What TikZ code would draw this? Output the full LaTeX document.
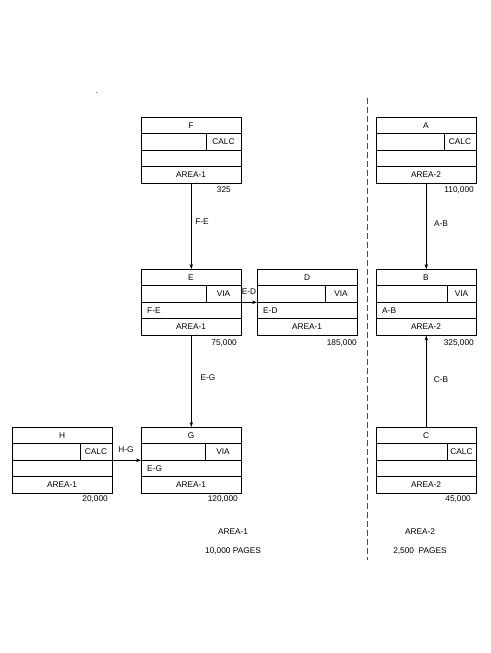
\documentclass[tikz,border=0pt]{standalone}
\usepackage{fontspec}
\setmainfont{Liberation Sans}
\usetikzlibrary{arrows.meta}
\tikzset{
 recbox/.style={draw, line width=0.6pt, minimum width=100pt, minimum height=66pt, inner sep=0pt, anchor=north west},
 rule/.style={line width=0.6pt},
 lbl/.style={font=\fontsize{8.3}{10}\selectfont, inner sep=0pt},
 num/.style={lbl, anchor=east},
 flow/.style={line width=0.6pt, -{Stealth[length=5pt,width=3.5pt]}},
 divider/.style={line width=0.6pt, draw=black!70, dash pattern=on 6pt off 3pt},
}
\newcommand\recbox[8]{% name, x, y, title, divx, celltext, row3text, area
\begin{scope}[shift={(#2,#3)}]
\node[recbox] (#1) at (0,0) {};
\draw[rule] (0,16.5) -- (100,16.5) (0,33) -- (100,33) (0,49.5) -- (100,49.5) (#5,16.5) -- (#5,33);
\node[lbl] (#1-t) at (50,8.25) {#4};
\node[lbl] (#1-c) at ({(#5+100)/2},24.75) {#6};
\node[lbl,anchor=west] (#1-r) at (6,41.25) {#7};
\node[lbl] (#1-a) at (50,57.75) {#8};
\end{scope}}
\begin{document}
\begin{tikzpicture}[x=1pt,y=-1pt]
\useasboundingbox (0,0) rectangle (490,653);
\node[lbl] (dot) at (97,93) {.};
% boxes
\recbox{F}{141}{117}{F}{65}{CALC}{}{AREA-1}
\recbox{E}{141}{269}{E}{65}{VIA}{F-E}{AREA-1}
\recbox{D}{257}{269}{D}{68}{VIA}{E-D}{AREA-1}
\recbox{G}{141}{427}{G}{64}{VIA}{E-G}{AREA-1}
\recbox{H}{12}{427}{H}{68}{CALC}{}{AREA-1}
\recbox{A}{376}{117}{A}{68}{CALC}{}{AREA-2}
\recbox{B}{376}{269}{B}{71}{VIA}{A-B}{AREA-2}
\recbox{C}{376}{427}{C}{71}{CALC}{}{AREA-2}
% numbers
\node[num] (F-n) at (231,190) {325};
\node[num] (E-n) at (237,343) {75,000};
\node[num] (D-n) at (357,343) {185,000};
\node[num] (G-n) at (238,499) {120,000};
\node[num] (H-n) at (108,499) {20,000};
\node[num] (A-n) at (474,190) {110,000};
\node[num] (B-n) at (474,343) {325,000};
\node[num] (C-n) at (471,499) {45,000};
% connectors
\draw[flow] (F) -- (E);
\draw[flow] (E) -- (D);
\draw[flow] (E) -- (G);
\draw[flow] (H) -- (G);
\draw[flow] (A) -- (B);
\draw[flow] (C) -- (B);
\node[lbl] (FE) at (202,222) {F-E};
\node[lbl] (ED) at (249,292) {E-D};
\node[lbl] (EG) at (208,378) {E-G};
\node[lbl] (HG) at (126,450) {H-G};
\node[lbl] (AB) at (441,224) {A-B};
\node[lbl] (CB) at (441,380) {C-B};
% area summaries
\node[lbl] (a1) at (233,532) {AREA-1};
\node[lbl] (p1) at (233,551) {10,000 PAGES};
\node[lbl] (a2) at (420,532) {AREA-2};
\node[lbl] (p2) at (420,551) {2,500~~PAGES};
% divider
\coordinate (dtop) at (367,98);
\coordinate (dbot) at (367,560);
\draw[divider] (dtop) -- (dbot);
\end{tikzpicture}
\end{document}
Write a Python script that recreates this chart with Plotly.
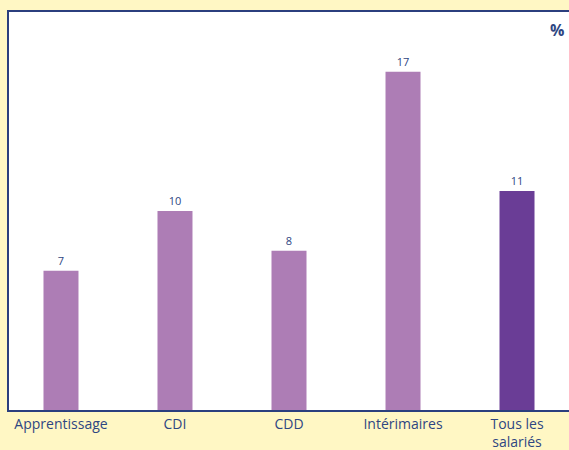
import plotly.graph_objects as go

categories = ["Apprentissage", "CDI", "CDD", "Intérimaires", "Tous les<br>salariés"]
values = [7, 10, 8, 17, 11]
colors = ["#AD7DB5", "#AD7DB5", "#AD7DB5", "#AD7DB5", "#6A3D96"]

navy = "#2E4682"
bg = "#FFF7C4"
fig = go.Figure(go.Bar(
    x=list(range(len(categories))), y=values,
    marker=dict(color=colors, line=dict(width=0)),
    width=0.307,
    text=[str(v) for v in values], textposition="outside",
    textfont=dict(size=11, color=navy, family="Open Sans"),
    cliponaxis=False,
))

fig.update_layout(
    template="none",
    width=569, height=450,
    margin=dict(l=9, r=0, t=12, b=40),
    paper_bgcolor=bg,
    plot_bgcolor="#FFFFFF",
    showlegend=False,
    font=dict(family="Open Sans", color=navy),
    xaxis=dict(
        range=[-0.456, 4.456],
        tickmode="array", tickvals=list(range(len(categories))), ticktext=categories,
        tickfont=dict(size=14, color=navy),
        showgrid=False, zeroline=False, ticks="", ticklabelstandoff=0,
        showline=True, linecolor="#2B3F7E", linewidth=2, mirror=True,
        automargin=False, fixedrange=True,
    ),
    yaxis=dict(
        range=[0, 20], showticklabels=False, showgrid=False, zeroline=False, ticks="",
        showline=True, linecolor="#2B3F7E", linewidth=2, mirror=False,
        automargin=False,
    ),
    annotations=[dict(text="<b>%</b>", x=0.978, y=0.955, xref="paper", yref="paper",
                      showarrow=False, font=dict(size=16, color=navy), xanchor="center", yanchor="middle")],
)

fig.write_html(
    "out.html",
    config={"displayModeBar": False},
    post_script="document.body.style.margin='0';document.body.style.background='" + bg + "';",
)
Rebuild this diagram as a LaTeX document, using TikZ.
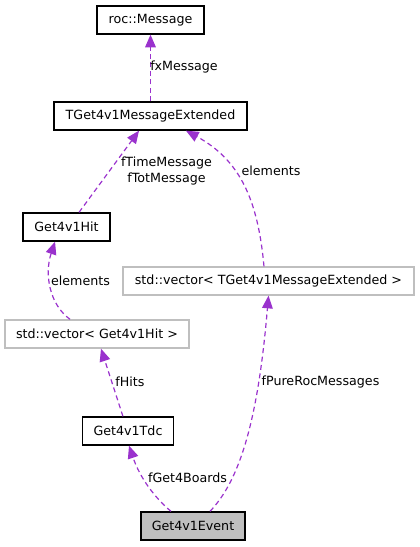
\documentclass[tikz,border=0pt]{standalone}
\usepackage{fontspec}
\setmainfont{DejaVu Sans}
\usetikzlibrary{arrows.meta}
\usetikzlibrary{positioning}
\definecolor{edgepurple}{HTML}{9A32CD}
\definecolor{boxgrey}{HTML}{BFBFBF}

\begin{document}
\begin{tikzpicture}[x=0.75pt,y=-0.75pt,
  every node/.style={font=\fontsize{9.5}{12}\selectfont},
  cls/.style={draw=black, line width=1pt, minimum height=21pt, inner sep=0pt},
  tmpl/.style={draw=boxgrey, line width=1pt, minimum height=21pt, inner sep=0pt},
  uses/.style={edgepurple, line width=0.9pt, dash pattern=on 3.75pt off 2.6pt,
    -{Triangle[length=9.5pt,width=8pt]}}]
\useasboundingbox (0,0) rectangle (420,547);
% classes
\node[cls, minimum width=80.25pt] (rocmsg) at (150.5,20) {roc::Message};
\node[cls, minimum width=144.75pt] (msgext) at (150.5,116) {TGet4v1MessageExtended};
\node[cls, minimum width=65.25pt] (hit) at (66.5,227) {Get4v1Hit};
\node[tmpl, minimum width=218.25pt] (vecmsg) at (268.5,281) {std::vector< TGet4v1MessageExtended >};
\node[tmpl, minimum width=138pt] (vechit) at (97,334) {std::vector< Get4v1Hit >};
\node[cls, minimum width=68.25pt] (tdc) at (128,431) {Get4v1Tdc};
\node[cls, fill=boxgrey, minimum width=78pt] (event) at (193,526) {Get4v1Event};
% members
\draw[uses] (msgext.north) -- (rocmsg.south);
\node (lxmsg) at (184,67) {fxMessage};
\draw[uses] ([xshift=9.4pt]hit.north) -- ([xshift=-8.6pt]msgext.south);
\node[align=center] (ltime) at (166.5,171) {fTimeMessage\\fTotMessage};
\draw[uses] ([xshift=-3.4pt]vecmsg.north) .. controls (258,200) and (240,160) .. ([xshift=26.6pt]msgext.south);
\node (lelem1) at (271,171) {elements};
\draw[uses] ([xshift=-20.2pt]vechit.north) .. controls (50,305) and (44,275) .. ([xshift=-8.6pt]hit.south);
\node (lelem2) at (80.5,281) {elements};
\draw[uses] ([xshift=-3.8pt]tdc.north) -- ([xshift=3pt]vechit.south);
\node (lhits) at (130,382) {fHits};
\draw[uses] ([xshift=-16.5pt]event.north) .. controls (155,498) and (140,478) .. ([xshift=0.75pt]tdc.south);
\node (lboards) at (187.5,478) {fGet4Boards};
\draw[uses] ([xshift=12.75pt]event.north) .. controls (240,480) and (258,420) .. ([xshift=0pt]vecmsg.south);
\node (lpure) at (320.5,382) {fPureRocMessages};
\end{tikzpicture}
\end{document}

________

WHAT YOU ARE ASKED TO DO:
Locate each line with the word "LaTeX" and copy it.

PROBLEM SOLUTION:
What TikZ code would draw this? Output the full LaTeX document.
Rebuild this diagram as a LaTeX document, using TikZ.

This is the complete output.